Exemplary record of providing alternatives

Quakers have something to teach the world when it comes to battling global turbulence, writes Kevin Clements.

The United Nations' (UN) International Day of Peace has been celebrated on September 21 each year since 1981 to recognise the efforts of those who have worked hard to end conflict and promote peace.

This year, many peoples and nations marked the day with nationwide appeals to governments to see climate change as a major existential threat to humanity and as a major source of conflict in the future.

When we (a group of London-based civil society organisations and the UN) were thinking about how to make International Peace Day more than just a talk fest, we focused on the idea of personal and political ceasefires for one day, to enable the delivery of humanitarian and medical assistance to people living in war zones.

This idea of delivering humanitarian and medical assistance on September 21 has been realised in a number of different conflicts. The reality, is, however, that there will not be lasting stable peace anywhere until we accord more weight to cultures of peace than cultures of militarism and war.

This requires each one of us working to ensure that each day of the year is a peace day. The promotion of harmony and non-violent resolution of conflict has to become deeply ingrained in each of us for this to happen.

One religious group that has made a vocational commitment to peace for over 350 years is the Religious Society of Friends, Quakers. They have something to teach us as we grapple with current global turbulence.

Their peace testimony, as articulated by Margaret Fell in a letter to King Charles II, stated that ''we are a people that follow after those things that make for peace, love, and unity; it is our desire that others' feet may walk in the same, and do deny and bear our testimony against all strife, and wars''.

This 17th-century Peace Testimony is exactly what is needed in a world of autocratic, atavistic nationalism. The commitment to peace, love and unity flows from the Quaker belief that there is ''that of God in everyone''. This simple belief generates a need to respect and honour ''the other'' irrespective of ethnicity, creed and divergent values and beliefs.

But more particularly, it has resulted in a refusal to bear arms or take part in military service over the years.

Many Quakers have conscientiously objected to war through the years and have either been imprisoned for their beliefs or been given permission to develop medical and humanitarian assistance to all sides of the conflict. (e.g. The Friends' Ambulance Units of World Wars 1 and 2).

This silent witness has made important contributions to civil liberties - the right to dissent on grounds of conscience - and has generated an alternative to those who say that war is the only way to solve global problems.

Quakers recognise that there are evils that need to be resisted, however, and choose to do so through non-violent rather than violent action. They were early supporters, for example, of the Gandhian independence movement in India, the civil rights movements in the US and in non-violent resistance to oppressive rule everywhere.

The Peace Testimony has also been harnessed to help victims of wars and conflicts in a totally non-partisan fashion. Quakers have been deeply involved in providing relief and rehabilitation to victims of violence everywhere and have done so systematically ever since the Franco-Prussian War of 1870 and in every major conflict since. They were honoured for their relief work with a Nobel Prize in 1947.

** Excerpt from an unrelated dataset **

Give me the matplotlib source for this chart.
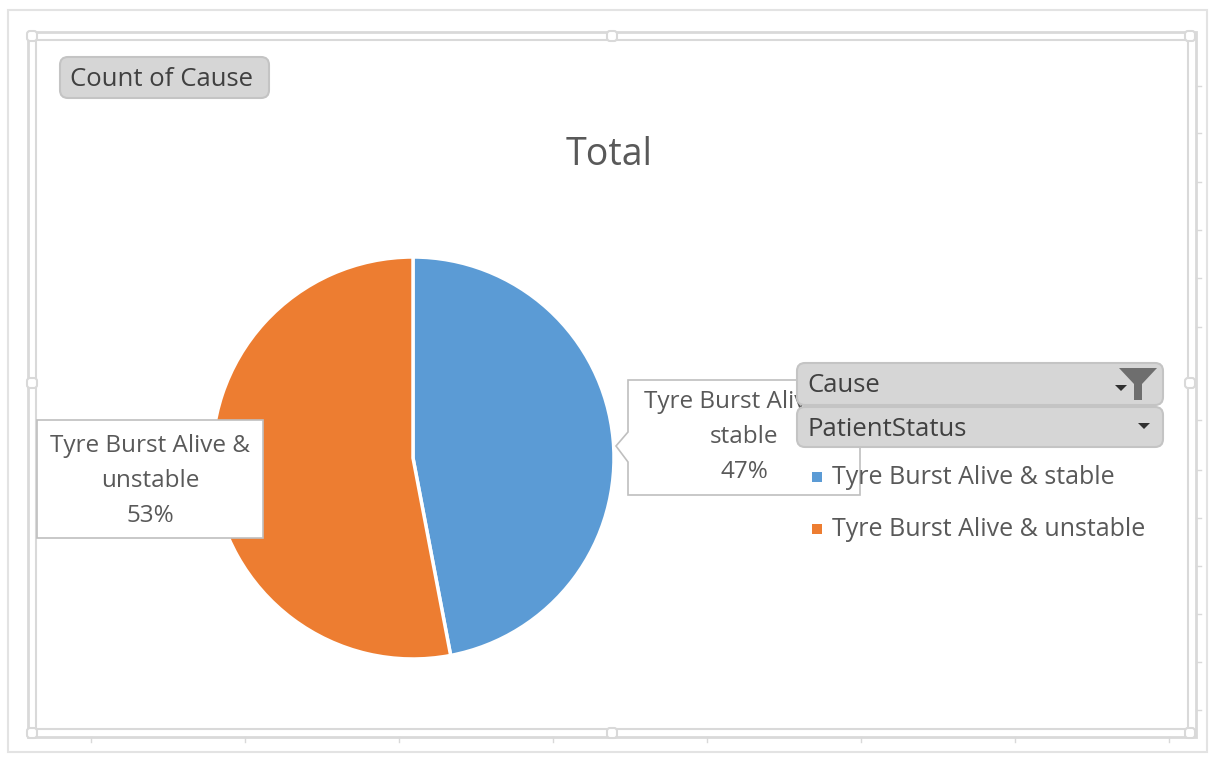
import matplotlib
matplotlib.use('Agg')
import matplotlib.pyplot as plt
from matplotlib.patches import FancyBboxPatch, Rectangle, Polygon

# ── data ──────────────────────────────────────────────────────────────────────
categories = ['Tyre Burst Alive & stable', 'Tyre Burst Alive & unstable']
shares = [47, 53]
label_text = ['Tyre Burst Alive &\nstable\n47%', 'Tyre Burst Alive &\nunstable\n53%']
title = 'Total'

BLUE = '#5B9BD5'
ORANGE = '#ED7D31'
TXT = '#595959'
FRAME = '#d9d9d9'
FONT = 'Open Sans'

W, H = 1215, 759
fig = plt.figure(figsize=(W / 100, H / 100), dpi=100)
ax = fig.add_axes([0, 0, 1, 1])


def y(v):   # image row → axes y
    return H - v


# ── frames ────────────────────────────────────────────────────────────────────
ax.add_patch(Rectangle((8, y(752)), 1199, 742, fill=False, ec='#e3e3e3', lw=1.5))
ax.add_patch(Rectangle((28, y(737)), 1168, 705, fill=False, ec=FRAME, lw=2))
ax.add_patch(Rectangle((36, y(729)), 1152, 689, fill=False, ec=FRAME, lw=1.5))
for tx in [91, 245, 399, 553, 707, 861, 1015, 1169]:
    ax.plot([tx, tx], [y(737), y(742)], color=FRAME, lw=1)
for ty in [86, 133, 182, 230, 278, 327, 420, 470, 518, 566, 614, 662, 710]:
    ax.plot([1196, 1201], [y(ty), y(ty)], color=FRAME, lw=1)
for hx, hy in [(32, 36), (612, 36), (1190, 36), (32, 383), (1190, 383),
               (32, 733), (612, 733), (1190, 733)]:
    ax.add_patch(FancyBboxPatch((hx - 5, y(hy) - 5), 10, 10,
                                boxstyle='round,pad=0,rounding_size=3',
                                fc='white', ec=FRAME, lw=1.5, zorder=3))

# ── pie ───────────────────────────────────────────────────────────────────────
ax.pie(shares, colors=[BLUE, ORANGE], startangle=90, counterclock=False,
       center=(413, y(458)), radius=201, frame=True,
       wedgeprops=dict(edgecolor='white', linewidth=2.5))
ax.set_xlim(0, W)
ax.set_ylim(0, H)
ax.set_aspect('equal')
ax.set_axis_off()

ax.text(609, y(155), title, fontsize=27, color=TXT, ha='center', va='center',
        family=FONT)

# ── data labels ───────────────────────────────────────────────────────────────
ax.add_patch(Polygon([(628, y(380)), (860, y(380)), (860, y(495)), (628, y(495)),
                      (628, y(462)), (616, y(446)), (628, y(432))],
                     closed=True, fc='white', ec='#bfbfbf', lw=1.2, zorder=4))
ax.text(744, y(437), label_text[0], fontsize=17.5, color=TXT, ha='center',
        va='center', linespacing=1.6, family=FONT, zorder=5)
ax.add_patch(Rectangle((37, y(538)), 226, 118, fc='white', ec='#bfbfbf',
                       lw=1.2, zorder=4))
ax.text(150, y(481), label_text[1], fontsize=17.5, color=TXT, ha='center',
        va='center', linespacing=1.6, family=FONT, zorder=5)


# ── field buttons ─────────────────────────────────────────────────────────────
def button(x0, y0, x1, y1, text):
    ax.add_patch(FancyBboxPatch((x0, y(y1)), x1 - x0, y1 - y0,
                                boxstyle='round,pad=0,rounding_size=8',
                                fc='#d6d6d6', ec='#c4c4c4', lw=1.5, zorder=6))
    ax.text(x0 + 10, y((y0 + y1) / 2 + 2), text, fontsize=18.5, color='#404040',
            ha='left', va='center', family=FONT, zorder=7)


button(60, 57, 269, 98, 'Count of Cause')
button(797, 363, 1163, 405, 'Cause')
button(797, 407, 1163, 447, 'PatientStatus')

# dropdown arrows and filter icon
for ax_x, ax_y in [(1121, 388), (1144, 426)]:
    ax.add_patch(Polygon([(ax_x - 6, y(ax_y - 3)), (ax_x + 6, y(ax_y - 3)),
                          (ax_x, y(ax_y + 3))], closed=True, fc='#303030',
                         ec='none', zorder=8))
ax.add_patch(Polygon([(1119, y(368)), (1157, y(368)), (1142, y(384)),
                      (1142, y(400)), (1134, y(400)), (1134, y(384))],
                     closed=True, fc='#6e6e6e', ec='none', zorder=8))

# ── legend ────────────────────────────────────────────────────────────────────
for i, (name, col) in enumerate(zip(categories, [BLUE, ORANGE])):
    ly = 477 + i * 52
    ax.add_patch(Rectangle((812, y(ly) - 5), 10, 10, fc=col, ec='none', zorder=9))
    ax.text(832, y(ly), name, fontsize=18, color=TXT, ha='left', va='center',
            family=FONT, zorder=9)

fig.savefig('out.png', dpi=100)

However, Quakers have also realised the centrality of developing activities that are aimed at the prevention of conflict. During the Cold War, for example, the Quaker conferences for diplomats brought together diplomats from across the East-West divide for meetings aimed at looking at national interests in the context of international responsibilities.

This track 1.5 diplomacy was enormously helpful in clarifying perceptions and for creating confidence and mutual understanding between warring parties.

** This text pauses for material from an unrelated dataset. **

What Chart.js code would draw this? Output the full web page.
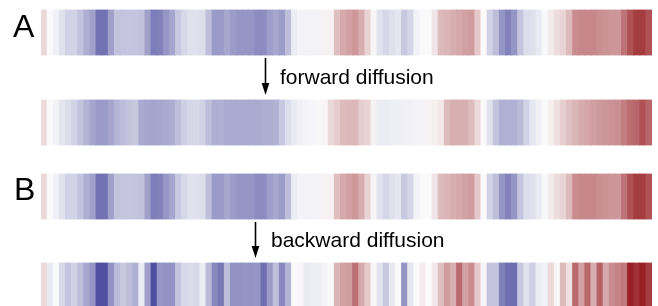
<!DOCTYPE html>
<html>
<head>
<meta charset="utf-8">
<script src="https://cdn.jsdelivr.net/npm/chart.js@4/dist/chart.umd.min.js"></script>
<style>
  html, body { margin: 0; padding: 0; background: #fff; }
  #wrap { width: 658px; height: 306px; }
</style>
</head>
<body>
<div id="wrap"><canvas id="strips"></canvas></div>
<script>
// cell index along the sequence
const cells = Array.from({ length: 100 }, (_, i) => String(i + 1));

// values in [-1, 1]: negative = blue, positive = red
const original = [
  0.15, 0, -0.05, -0.125, -0.2, -0.2, -0.275, -0.375, -0.45, -0.675,
  -0.675, -0.45, -0.275, -0.27, -0.265, -0.27, -0.28, -0.45, -0.625, -0.6,
  -0.5, -0.425, -0.25, -0.175, -0.125, -0.125, -0.15, -0.3, -0.475, -0.475,
  -0.42, -0.47, -0.5, -0.5, -0.5, -0.55, -0.55, -0.46, -0.42, -0.47,
  -0.3, -0.07, -0.03, -0.04, -0.04, -0.03, 0.04, 0.04, 0.26, 0.35,
  0.39, 0.43, 0.33, 0.17, 0.02, -0.12, -0.18, -0.13, -0.1, -0.25,
  -0.18, -0.04, 0, 0, 0.1, 0.28, 0.3, 0.33, 0.36, 0.39,
  0.41, 0.22, 0, -0.2, -0.3, -0.5, -0.6, -0.5, -0.27, -0.15,
  -0.13, -0.08, -0.01, 0.07, 0.13, 0.17, 0.28, 0.48, 0.5, 0.5,
  0.5, 0.47, 0.45, 0.44, 0.44, 0.59, 0.74, 0.83, 0.83, 0.74
];

const forward = [
  0.14, 0, -0.04, -0.1, -0.15, -0.2, -0.275, -0.35, -0.425, -0.475,
  -0.475, -0.425, -0.35, -0.3, -0.275, -0.25, -0.4, -0.42, -0.43, -0.42,
  -0.4, -0.38, -0.3, -0.22, -0.18, -0.17, -0.2, -0.3, -0.38, -0.37,
  -0.4, -0.4, -0.4, -0.4, -0.4, -0.4, -0.38, -0.38, -0.36, -0.25,
  -0.14, -0.08, -0.05, -0.03, -0.02, 0.01, 0.02, 0.15, 0.2, 0.27,
  0.29, 0.29, 0.2, 0.17, 0.04, -0.07, -0.07, -0.06, -0.06, -0.05,
  -0.05, -0.04, -0.03, 0.03, 0.05, 0.08, 0.28, 0.33, 0.33, 0.33,
  0.27, 0.15, 0, -0.12, -0.27, -0.37, -0.37, -0.37, -0.32, -0.2,
  -0.1, -0.05, 0, 0.05, 0.12, 0.19, 0.26, 0.3, 0.34, 0.37,
  0.4, 0.42, 0.44, 0.46, 0.47, 0.55, 0.62, 0.65, 0.74, 0.65
];

const backward = [
  0.15, -0.08, 0, -0.17, -0.27, -0.2, -0.3, -0.42, -0.5, -0.85,
  -0.85, -0.52, -0.32, -0.25, -0.3, -0.37, -0.07, -0.45, -0.85, -0.5,
  -0.52, -0.52, -0.27, -0.17, -0.15, -0.17, -0.07, -0.32, -0.57, -0.65,
  -0.3, -0.52, -0.52, -0.5, -0.52, -0.5, -0.7, -0.47, -0.3, -0.57,
  -0.35, 0, 0.02, -0.08, -0.06, -0.06, -0.03, -0.01, 0.3, 0.39,
  0.41, 0.6, 0.35, 0.22, 0.02, -0.12, -0.25, -0.09, 0, -0.5,
  -0.1, 0, 0.06, 0, 0.08, 0.26, 0.41, 0.33, 0.63, 0.39,
  0.48, 0.22, -0.02, -0.27, -0.27, -0.6, -0.7, -0.7, -0.25, -0.12,
  -0.22, -0.07, -0.05, 0.15, 0.02, 0.28, 0.12, 0.63, 0.39, 0.65,
  0.33, 0.67, 0.35, 0.48, 0.52, 0.57, 0.96, 0.89, 0.96, 0.83
];

// strip layout (vertical bands, in canvas rows)
const rows = [
  { name: 'A', values: original, top: 10, bottom: 55 },
  { name: 'A forward', values: forward, top: 100, bottom: 145 },
  { name: 'B', values: original, top: 174, bottom: 219 },
  { name: 'B backward', values: backward, top: 263, bottom: 308 }
];

const WHITE = [250, 250, 251];
const BLUE = [50, 50, 145];
const RED = [148, 22, 26];

function colorFor(v) {
  const end = v < 0 ? BLUE : RED;
  const t = Math.min(1, Math.abs(v));
  const c = WHITE.map((w, k) => Math.round(w + (end[k] - w) * t));
  return `rgb(${c[0]},${c[1]},${c[2]})`;
}

// labels and arrows drawn on top of the strips
const annotations = {
  id: 'annotations',
  afterDraw(chart) {
    const ctx = chart.ctx;
    ctx.save();
    ctx.fillStyle = '#000';
    ctx.strokeStyle = '#000';
    ctx.textBaseline = 'alphabetic';

    ctx.font = '32px "Liberation Sans", Arial, sans-serif';
    ctx.fillText('A', 13, 37);
    ctx.fillText('B', 14, 200);

    ctx.font = '21px "Liberation Sans", Arial, sans-serif';
    ctx.fillText('forward diffusion', 280, 84);
    ctx.fillText('backward diffusion', 271, 247);

    const arrow = (x, y0, y1) => {
      ctx.lineWidth = 1.6;
      ctx.beginPath();
      ctx.moveTo(x, y0);
      ctx.lineTo(x, y1 - 8);
      ctx.stroke();
      ctx.beginPath();
      ctx.moveTo(x - 3.8, y1 - 12);
      ctx.lineTo(x + 3.8, y1 - 12);
      ctx.lineTo(x, y1);
      ctx.closePath();
      ctx.fill();
    };
    arrow(265.5, 58, 95);
    arrow(255.5, 222, 258);
    ctx.restore();
  }
};

new Chart(document.getElementById('strips'), {
  type: 'bar',
  data: {
    labels: cells,
    datasets: rows.map(r => ({
      label: r.name,
      data: r.values.map(() => [r.top, r.bottom]),
      backgroundColor: r.values.map(colorFor),
      borderWidth: 0,
      inflateAmount: 0.4,
      grouped: false,
      barPercentage: 1,
      categoryPercentage: 1
    }))
  },
  options: {
    responsive: true,
    maintainAspectRatio: false,
    animation: false,
    layout: { padding: { left: 41, right: 6, top: 0, bottom: 0 } },
    plugins: {
      legend: { display: false },
      tooltip: { enabled: false }
    },
    scales: {
      x: { display: false, offset: true, grid: { display: false } },
      y: { display: false, min: 0, max: 306, reverse: true }
    }
  },
  plugins: [annotations]
});
</script>
</body>
</html>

It was estimated that 10% of the world's diplomatic community met each other under Quaker-sponsored auspices in the 1970s. These off-the-record meetings provided diplomats and experts with opportunities to discuss issues, weaken stereotypes, and have their concerns heard.

The Quaker position in this work was defined as ''balanced partiality''. Participants in these meetings knew that Quakers would not take sides but seek to help everyone equally out of the impasse and the violence.

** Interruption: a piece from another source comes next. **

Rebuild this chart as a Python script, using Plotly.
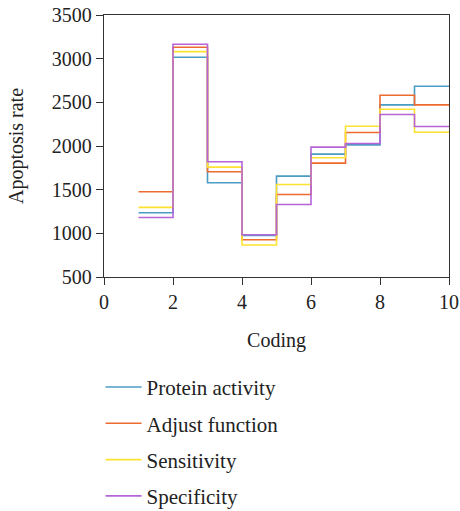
import plotly.graph_objects as go

coding = [1, 2, 3, 4, 5, 6, 7, 8, 9, 10]
protein_activity = [1236, 3016, 1579, 975, 1655, 1907, 2013, 2471, 2684]
adjust_function = [1476, 3130, 1705, 927, 1445, 1804, 2154, 2581, 2471]
sensitivity = [1297, 3081, 1758, 866, 1560, 1865, 2227, 2421, 2158]
specificity = [1182, 3165, 1819, 984, 1331, 1987, 2029, 2360, 2223]

series = [
    ("Protein activity", protein_activity, "#4b9cc4"),
    ("Adjust function", adjust_function, "#ee6b2f"),
    ("Sensitivity", sensitivity, "#fde232"),
    ("Specificity", specificity, "#b565d8"),
]

font_family = "Liberation Serif, DejaVu Serif, serif"
text_color = "#222222"

fig = go.Figure()
for i, (name, vals, color) in enumerate(series):
    fig.add_trace(go.Scatter(
        x=coding,
        y=vals + [vals[-1]],
        mode="lines",
        line=dict(shape="hv", color=color, width=1.6),
        name=name,
        legendgroup=f"g{i}",
    ))

axis_common = dict(
    showgrid=False, zeroline=False, showline=True, linecolor="#333333",
    linewidth=1.3, mirror=True, ticks="outside", ticklen=7, tickwidth=1.2,
    tickcolor="#333333", automargin=False,
    tickfont=dict(family=font_family, size=20, color=text_color),
)

fig.update_layout(
    width=460, height=511,
    margin=dict(l=104, r=11, t=15, b=234, autoexpand=False),
    paper_bgcolor="white", plot_bgcolor="white",
    font=dict(family=font_family, size=20, color=text_color),
    xaxis=dict(range=[0, 10], dtick=2, tick0=0,
               title=dict(text="Coding", font=dict(family=font_family, size=20), standoff=20),
               **axis_common),
    yaxis=dict(range=[500, 3500], dtick=500, tick0=500,
               title=dict(text="Apoptosis rate", font=dict(family=font_family, size=20), standoff=22),
               **axis_common),
    legend=dict(
        x=-0.01, y=-0.343, xanchor="left", yanchor="top",
        xref="paper", yref="paper",
        orientation="v", tracegroupgap=6, itemwidth=36,
        font=dict(family=font_family, size=21, color=text_color),
        bgcolor="rgba(0,0,0,0)",
    ),
    showlegend=True,
)

fig.write_html(
    "out.html",
    config={"displayModeBar": False},
    post_script="document.body.style.margin='0';document.body.style.overflow='hidden';",
)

In recent years more attention has been given to peace education and to building cultures and institutions of peace capable of providing alternatives to cultures and institutions of war, militarism, masculinity and patriarchy.

These programmes have been aimed at providing individuals and groups with strategies and techniques for addressing aggressive and violent attitudes at the inter-personal, intergroup and international levels.

If New Zealand wishes to keep burnishing its peace credentials it is vital that our leaders intentionally and deliberately promote a culture of peace at the UN and in all bilateral and multilateral diplomacy.

The government also needs to ensure that the causes of war; inequality, exclusion, marginalisation, humiliation and nationalism are replaced with more positive values and programmes that promote multilateralism, sustainable and inclusive development and global order under agreed rules.

Quakers have quietly promoted these ideas over the years. It is vital that their testimonies of peace, simplicity, equality and environmental sustainability come into the mainstream as viable alternatives to 21st-century pathologies.

-Prof Kevin Clements is the founding director of the New Zealand National Centre for Peace and Conflict Studies at the University of Otago.